Ollie stacks up as a 6'1" 295-lb. senior defensive tackle from Chicago, Illinois who has managed to become a stalwart leader on a defensive unit that has been overshadowed by its offensive counterparts for his entire career. That's partly to blame for his lack of eye-popping accomplishments from others, landing only a Second Team All-MAC selection after his sophomore season and a Third Team All-MAC selection last year. Ollie has been a consistent presence on the defensive line for the Cards, and more importantly, a frequent visitor to opposing teams' backfield. He even blocked an extra point in 2011, which I'm sure is what catapulted him to Second Team status.
His stats don't necessarily cause you to go bananas, but figure in the fact that he almost always is double teamed and you begin to see the impact he has and the chaos he can create. He's started the last 25 games for BSU, and that intangible experience warrants a special talking point, preferably lead by a Gruden-esque "This guy...". Play along at home. It's sweeping the nation.
This isn't to say that Ollie doesn't need to improve his efforts this year. Put simply, he most certainly does. For the Cards to have any chance of significant success, the front seven of the defensive unit needs to make life difficult for opposing QBs, and Ollie will need to be the driving force behind that. Currently, the defensive front is a bit of a question mark but with a slight uptick in performance and execution, Ollie can make that unit an exclamation point instead. (BOOM Grammar'd!)

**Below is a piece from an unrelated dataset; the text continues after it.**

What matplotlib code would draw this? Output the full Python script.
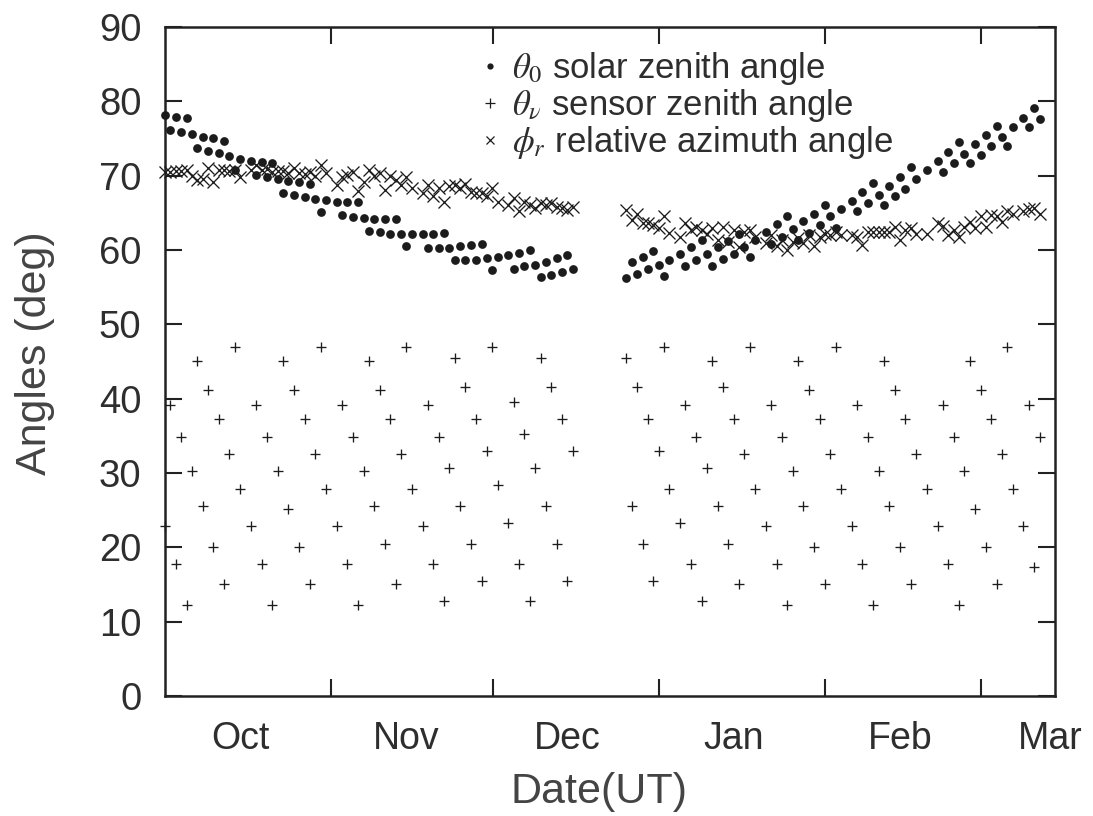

His current averages per game work out to less than one tackle for loss per game, with just a shade under 4 tackles per game. For me, the litmus test for the defense starts with Ollie. If he can creep those averages up to a very reasonable 6.5-7 tackles per game and 1-1.5 TFLs per game then the defensive front actually has a chance to establish itself as a unit unto its own rather than the redheaded stepchild of the offensive pointgasm going on when the Cardinals have the ball. And considering the aspirations BSU has this season, a defense capable of actually stopping NIU and Toledo occasionally in those two pivotal games may mean the difference between BCS whispers and another mid-level Bowl berth.
Ollie will leave Ball State at the conclusion of his senior campaign in 2013. An uptick in quickness makes him a viable rushing end or linebacker in the NFL or a bit of an increase in size could make him a possible defensive end. He's the classic ‘tweener stuck in a body that's great for the MAC but just a notch too slow, small, or some other physical attribute that he has zero control over. Regardless of post-2013, BSU is counting on Ollie to step it up. The rest of the MAC should be hoping he doesn't.